- Caricature by David Low
- Church: Church of England
- Province: New South Wales
- Diocese: Sydney
- In office: 1910–1933
- Predecessor: Saumarez Smith
- Successor: Howard Mowll
- Other posts: Metropolitan of New South Wales; (ex officio); Primate of Australia; (1910–1933);
- Previous posts: Canon of Manchester Cathedral; Rector of St George's, Hulme; Chaplain to the Bishop of Manchester;

Orders
- Ordination: 31 May 1885 (as deacon) 20 June 1886 (as priest)
- Consecration: 24 August 1909

Personal details
- Born: John Charles Wright 19 August 1861 Bolton, Lancashire, England
- Died: 24 February 1933 (aged 71) Christchurch, New Zealand
- Buried: South Head cemetery, Sydney
- Denomination: Anglican
- Parents: Joseph Farrall Wright; Harriet, née Swallow;
- Spouse: Dorothy Margaret Isabella Fiennes ​ ​(m. 1903)​
- Children: 4
- Education: Manchester Grammar School, Merton College, Oxford
- Coat of arms: Coat of arms of John Wright (Archbishop of Sydney)

= John Wright (archbishop of Sydney) =

Australian Anglican bishop (1861–1933)

John Charles Wright (19 August 1861 – 24 February 1933) was a British-born Anglican bishop in Australia. He was an Archbishop of Sydney and was seen by some as responsible for reducing the influence of Anglo-Catholicism in the Diocese of Sydney.

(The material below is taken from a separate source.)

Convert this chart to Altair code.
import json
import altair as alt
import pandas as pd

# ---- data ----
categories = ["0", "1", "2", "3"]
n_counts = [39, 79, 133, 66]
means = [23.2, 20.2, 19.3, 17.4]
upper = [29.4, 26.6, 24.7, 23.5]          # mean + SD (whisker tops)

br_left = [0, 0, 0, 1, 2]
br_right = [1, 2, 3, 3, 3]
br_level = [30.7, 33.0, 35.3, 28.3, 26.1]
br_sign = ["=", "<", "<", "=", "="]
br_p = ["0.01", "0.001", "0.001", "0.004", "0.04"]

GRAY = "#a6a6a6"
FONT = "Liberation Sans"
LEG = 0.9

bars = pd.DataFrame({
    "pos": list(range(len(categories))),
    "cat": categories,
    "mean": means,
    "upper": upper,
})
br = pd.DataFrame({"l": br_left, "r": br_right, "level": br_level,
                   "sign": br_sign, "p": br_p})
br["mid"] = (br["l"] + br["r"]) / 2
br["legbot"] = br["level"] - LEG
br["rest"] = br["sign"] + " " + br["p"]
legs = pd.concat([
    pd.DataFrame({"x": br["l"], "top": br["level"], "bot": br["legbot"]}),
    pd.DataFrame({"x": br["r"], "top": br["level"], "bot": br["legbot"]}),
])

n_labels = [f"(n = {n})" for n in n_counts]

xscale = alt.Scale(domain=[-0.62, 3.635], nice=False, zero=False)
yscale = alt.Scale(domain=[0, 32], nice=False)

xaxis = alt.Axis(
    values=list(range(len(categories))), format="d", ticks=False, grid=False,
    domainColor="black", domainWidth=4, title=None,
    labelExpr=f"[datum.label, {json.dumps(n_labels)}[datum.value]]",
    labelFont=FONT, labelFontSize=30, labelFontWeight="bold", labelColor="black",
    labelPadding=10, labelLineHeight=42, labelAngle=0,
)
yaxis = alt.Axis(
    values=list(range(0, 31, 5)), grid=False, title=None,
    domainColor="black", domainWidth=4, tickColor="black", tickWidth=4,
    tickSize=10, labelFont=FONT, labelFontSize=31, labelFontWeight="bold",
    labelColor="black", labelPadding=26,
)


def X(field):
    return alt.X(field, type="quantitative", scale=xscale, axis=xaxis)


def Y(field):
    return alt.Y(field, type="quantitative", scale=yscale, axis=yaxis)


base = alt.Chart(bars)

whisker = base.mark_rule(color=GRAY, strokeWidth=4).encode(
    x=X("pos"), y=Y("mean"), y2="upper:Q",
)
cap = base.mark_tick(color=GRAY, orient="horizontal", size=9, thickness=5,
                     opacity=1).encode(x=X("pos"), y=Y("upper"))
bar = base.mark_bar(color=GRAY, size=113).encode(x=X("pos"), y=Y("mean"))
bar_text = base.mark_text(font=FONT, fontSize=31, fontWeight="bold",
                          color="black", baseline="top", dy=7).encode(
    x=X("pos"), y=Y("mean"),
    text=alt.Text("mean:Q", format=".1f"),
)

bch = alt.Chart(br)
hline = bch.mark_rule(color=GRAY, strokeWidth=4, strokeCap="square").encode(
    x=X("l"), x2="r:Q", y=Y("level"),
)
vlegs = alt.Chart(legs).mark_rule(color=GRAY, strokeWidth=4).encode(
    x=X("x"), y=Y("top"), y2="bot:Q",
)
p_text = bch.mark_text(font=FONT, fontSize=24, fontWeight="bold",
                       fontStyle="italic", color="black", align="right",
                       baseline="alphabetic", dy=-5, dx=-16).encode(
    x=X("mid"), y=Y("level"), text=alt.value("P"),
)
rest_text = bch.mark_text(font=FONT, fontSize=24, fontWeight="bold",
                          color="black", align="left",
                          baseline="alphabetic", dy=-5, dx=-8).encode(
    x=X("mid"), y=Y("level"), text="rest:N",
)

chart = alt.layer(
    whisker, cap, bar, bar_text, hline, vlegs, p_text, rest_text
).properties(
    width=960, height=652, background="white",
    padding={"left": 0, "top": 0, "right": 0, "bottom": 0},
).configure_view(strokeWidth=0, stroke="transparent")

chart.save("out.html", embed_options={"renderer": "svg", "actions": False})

Wright was born in Bolton, Lancashire, England, the son of the Reverend Joseph Farrall Wright (1827–1883), vicar of Christ Church, Bolton, and co-founder of Bolton Wanderers Football Club, and his wife Harriet, née Swallow. He was educated at Manchester Grammar School and Merton College, Oxford, where he graduated with honours in 1884.

Wright was ordained deacon on 31 May 1885 and priest on 20 June 1886.

Immediately before Wright came to Sydney he was "permanent chairman" of the Anglican Evangelical Group Movement – at that time an important liberal Evangelical society of clergy formed in 1906. Stephen Judd notes that he "believed in a much wider spectrum of opinion in the Anglican Church" and it is significant that he quickly appointed moderate Evangelicals Albert Talbot as Dean of Sydney and David Davies as principal of Moore College.

It was Wright who banned the eucharistic vestments from use in churches in Sydney. He was criticised for this by Anglo-Catholics, but he conscientiously believed that the wearing of these was contrary to the law of the Church of England.